== Material ==
==============================
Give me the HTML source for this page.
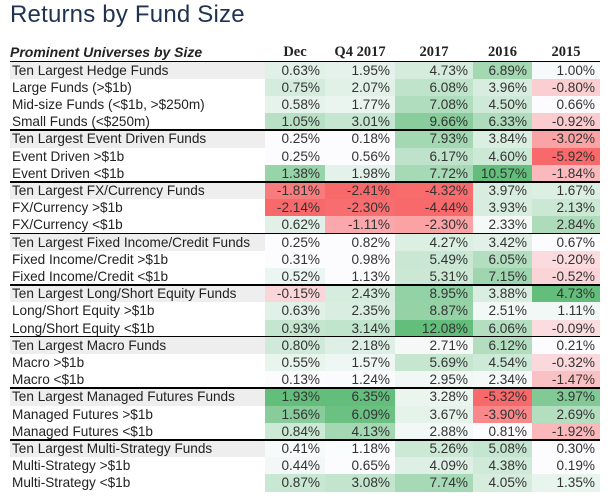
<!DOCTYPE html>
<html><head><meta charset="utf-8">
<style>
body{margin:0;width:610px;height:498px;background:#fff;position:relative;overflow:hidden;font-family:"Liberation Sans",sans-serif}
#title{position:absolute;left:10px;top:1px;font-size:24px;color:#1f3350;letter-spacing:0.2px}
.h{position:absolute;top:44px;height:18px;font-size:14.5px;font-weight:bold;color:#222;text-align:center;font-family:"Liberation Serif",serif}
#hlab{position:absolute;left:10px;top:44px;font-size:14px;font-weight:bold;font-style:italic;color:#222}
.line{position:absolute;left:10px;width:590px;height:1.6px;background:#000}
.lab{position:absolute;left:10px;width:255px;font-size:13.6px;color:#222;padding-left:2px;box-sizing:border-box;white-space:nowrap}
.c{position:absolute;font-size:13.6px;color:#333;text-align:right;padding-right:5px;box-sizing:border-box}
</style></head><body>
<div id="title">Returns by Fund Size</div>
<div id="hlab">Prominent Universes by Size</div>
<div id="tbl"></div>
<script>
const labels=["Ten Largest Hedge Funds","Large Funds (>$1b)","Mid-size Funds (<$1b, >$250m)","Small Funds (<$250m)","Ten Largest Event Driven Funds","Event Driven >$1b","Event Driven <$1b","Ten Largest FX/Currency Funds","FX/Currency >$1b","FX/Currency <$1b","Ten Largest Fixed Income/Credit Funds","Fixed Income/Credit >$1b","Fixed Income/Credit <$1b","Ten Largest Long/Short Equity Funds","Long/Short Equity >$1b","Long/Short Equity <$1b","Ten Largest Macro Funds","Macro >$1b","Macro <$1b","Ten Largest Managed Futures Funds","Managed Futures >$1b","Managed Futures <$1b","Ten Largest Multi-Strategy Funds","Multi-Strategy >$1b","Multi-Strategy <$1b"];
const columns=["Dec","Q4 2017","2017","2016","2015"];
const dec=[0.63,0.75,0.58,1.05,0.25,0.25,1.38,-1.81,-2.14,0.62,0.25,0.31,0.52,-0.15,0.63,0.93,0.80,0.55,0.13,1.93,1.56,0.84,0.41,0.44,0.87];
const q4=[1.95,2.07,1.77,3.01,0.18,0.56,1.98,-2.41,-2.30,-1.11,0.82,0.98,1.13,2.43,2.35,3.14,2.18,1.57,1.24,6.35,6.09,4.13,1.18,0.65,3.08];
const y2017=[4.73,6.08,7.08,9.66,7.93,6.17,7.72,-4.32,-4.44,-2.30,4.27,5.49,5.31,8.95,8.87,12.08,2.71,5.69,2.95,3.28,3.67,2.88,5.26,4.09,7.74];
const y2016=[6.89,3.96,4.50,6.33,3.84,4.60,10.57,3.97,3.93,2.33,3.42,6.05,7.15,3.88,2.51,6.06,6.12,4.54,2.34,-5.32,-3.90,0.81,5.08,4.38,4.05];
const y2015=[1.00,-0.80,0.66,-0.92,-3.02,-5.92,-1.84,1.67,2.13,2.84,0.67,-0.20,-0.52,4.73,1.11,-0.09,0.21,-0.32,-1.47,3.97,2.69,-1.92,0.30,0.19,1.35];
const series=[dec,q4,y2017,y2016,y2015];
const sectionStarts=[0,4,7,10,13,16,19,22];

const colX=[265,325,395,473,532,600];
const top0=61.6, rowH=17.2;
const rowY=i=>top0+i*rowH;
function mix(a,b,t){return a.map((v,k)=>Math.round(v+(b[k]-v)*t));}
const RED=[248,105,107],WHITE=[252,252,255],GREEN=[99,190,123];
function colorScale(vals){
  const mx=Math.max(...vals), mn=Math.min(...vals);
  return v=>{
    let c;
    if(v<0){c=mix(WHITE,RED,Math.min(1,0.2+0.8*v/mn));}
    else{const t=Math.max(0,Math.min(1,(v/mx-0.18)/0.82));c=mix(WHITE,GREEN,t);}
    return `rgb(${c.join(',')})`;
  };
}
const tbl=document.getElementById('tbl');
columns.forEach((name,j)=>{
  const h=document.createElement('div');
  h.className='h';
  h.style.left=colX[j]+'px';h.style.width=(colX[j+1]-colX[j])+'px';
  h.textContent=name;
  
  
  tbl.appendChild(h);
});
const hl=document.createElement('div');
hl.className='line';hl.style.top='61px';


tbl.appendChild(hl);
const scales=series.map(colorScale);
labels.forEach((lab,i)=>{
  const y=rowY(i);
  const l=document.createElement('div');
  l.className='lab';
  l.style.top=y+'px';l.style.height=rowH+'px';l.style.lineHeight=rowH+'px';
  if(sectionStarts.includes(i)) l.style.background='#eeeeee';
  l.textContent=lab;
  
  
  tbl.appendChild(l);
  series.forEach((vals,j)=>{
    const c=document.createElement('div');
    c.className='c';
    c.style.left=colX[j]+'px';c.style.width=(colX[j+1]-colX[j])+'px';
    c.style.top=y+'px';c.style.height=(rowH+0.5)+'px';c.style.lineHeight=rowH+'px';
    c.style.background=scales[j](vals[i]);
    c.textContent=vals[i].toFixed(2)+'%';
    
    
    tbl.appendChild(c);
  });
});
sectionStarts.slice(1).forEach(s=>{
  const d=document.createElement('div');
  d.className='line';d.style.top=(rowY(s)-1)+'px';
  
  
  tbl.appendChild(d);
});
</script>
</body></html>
==============================
== Objective ==
Repeat the data exactly, without the pictures.

== Task response ==
Give me the HTML source for this page.
<!DOCTYPE html>
<html><head><meta charset="utf-8">
<style>
body{margin:0;width:610px;height:498px;background:#fff;position:relative;overflow:hidden;font-family:"Liberation Sans",sans-serif}
#title{position:absolute;left:10px;top:1px;font-size:24px;color:#1f3350;letter-spacing:0.2px}
.h{position:absolute;top:44px;height:18px;font-size:14.5px;font-weight:bold;color:#222;text-align:center;font-family:"Liberation Serif",serif}
#hlab{position:absolute;left:10px;top:44px;font-size:14px;font-weight:bold;font-style:italic;color:#222}
.line{position:absolute;left:10px;width:590px;height:1.6px;background:#000}
.lab{position:absolute;left:10px;width:255px;font-size:13.6px;color:#222;padding-left:2px;box-sizing:border-box;white-space:nowrap}
.c{position:absolute;font-size:13.6px;color:#333;text-align:right;padding-right:5px;box-sizing:border-box}
</style></head><body>
<div id="title">Returns by Fund Size</div>
<div id="hlab">Prominent Universes by Size</div>
<div id="tbl"></div>
<script>
const labels=["Ten Largest Hedge Funds","Large Funds (>$1b)","Mid-size Funds (<$1b, >$250m)","Small Funds (<$250m)","Ten Largest Event Driven Funds","Event Driven >$1b","Event Driven <$1b","Ten Largest FX/Currency Funds","FX/Currency >$1b","FX/Currency <$1b","Ten Largest Fixed Income/Credit Funds","Fixed Income/Credit >$1b","Fixed Income/Credit <$1b","Ten Largest Long/Short Equity Funds","Long/Short Equity >$1b","Long/Short Equity <$1b","Ten Largest Macro Funds","Macro >$1b","Macro <$1b","Ten Largest Managed Futures Funds","Managed Futures >$1b","Managed Futures <$1b","Ten Largest Multi-Strategy Funds","Multi-Strategy >$1b","Multi-Strategy <$1b"];
const columns=["Dec","Q4 2017","2017","2016","2015"];
const dec=[0.63,0.75,0.58,1.05,0.25,0.25,1.38,-1.81,-2.14,0.62,0.25,0.31,0.52,-0.15,0.63,0.93,0.80,0.55,0.13,1.93,1.56,0.84,0.41,0.44,0.87];
const q4=[1.95,2.07,1.77,3.01,0.18,0.56,1.98,-2.41,-2.30,-1.11,0.82,0.98,1.13,2.43,2.35,3.14,2.18,1.57,1.24,6.35,6.09,4.13,1.18,0.65,3.08];
const y2017=[4.73,6.08,7.08,9.66,7.93,6.17,7.72,-4.32,-4.44,-2.30,4.27,5.49,5.31,8.95,8.87,12.08,2.71,5.69,2.95,3.28,3.67,2.88,5.26,4.09,7.74];
const y2016=[6.89,3.96,4.50,6.33,3.84,4.60,10.57,3.97,3.93,2.33,3.42,6.05,7.15,3.88,2.51,6.06,6.12,4.54,2.34,-5.32,-3.90,0.81,5.08,4.38,4.05];
const y2015=[1.00,-0.80,0.66,-0.92,-3.02,-5.92,-1.84,1.67,2.13,2.84,0.67,-0.20,-0.52,4.73,1.11,-0.09,0.21,-0.32,-1.47,3.97,2.69,-1.92,0.30,0.19,1.35];
const series=[dec,q4,y2017,y2016,y2015];
const sectionStarts=[0,4,7,10,13,16,19,22];

const colX=[265,325,395,473,532,600];
const top0=61.6, rowH=17.2;
const rowY=i=>top0+i*rowH;
function mix(a,b,t){return a.map((v,k)=>Math.round(v+(b[k]-v)*t));}
const RED=[248,105,107],WHITE=[252,252,255],GREEN=[99,190,123];
function colorScale(vals){
  const mx=Math.max(...vals), mn=Math.min(...vals);
  return v=>{
    let c;
    if(v<0){c=mix(WHITE,RED,Math.min(1,0.2+0.8*v/mn));}
    else{const t=Math.max(0,Math.min(1,(v/mx-0.18)/0.82));c=mix(WHITE,GREEN,t);}
    return `rgb(${c.join(',')})`;
  };
}
const tbl=document.getElementById('tbl');
columns.forEach((name,j)=>{
  const h=document.createElement('div');
  h.className='h';
  h.style.left=colX[j]+'px';h.style.width=(colX[j+1]-colX[j])+'px';
  h.textContent=name;
  
  
  tbl.appendChild(h);
});
const hl=document.createElement('div');
hl.className='line';hl.style.top='61px';


tbl.appendChild(hl);
const scales=series.map(colorScale);
labels.forEach((lab,i)=>{
  const y=rowY(i);
  const l=document.createElement('div');
  l.className='lab';
  l.style.top=y+'px';l.style.height=rowH+'px';l.style.lineHeight=rowH+'px';
  if(sectionStarts.includes(i)) l.style.background='#eeeeee';
  l.textContent=lab;
  
  
  tbl.appendChild(l);
  series.forEach((vals,j)=>{
    const c=document.createElement('div');
    c.className='c';
    c.style.left=colX[j]+'px';c.style.width=(colX[j+1]-colX[j])+'px';
    c.style.top=y+'px';c.style.height=(rowH+0.5)+'px';c.style.lineHeight=rowH+'px';
    c.style.background=scales[j](vals[i]);
    c.textContent=vals[i].toFixed(2)+'%';
    
    
    tbl.appendChild(c);
  });
});
sectionStarts.slice(1).forEach(s=>{
  const d=document.createElement('div');
  d.className='line';d.style.top=(rowY(s)-1)+'px';
  
  
  tbl.appendChild(d);
});
</script>
</body></html>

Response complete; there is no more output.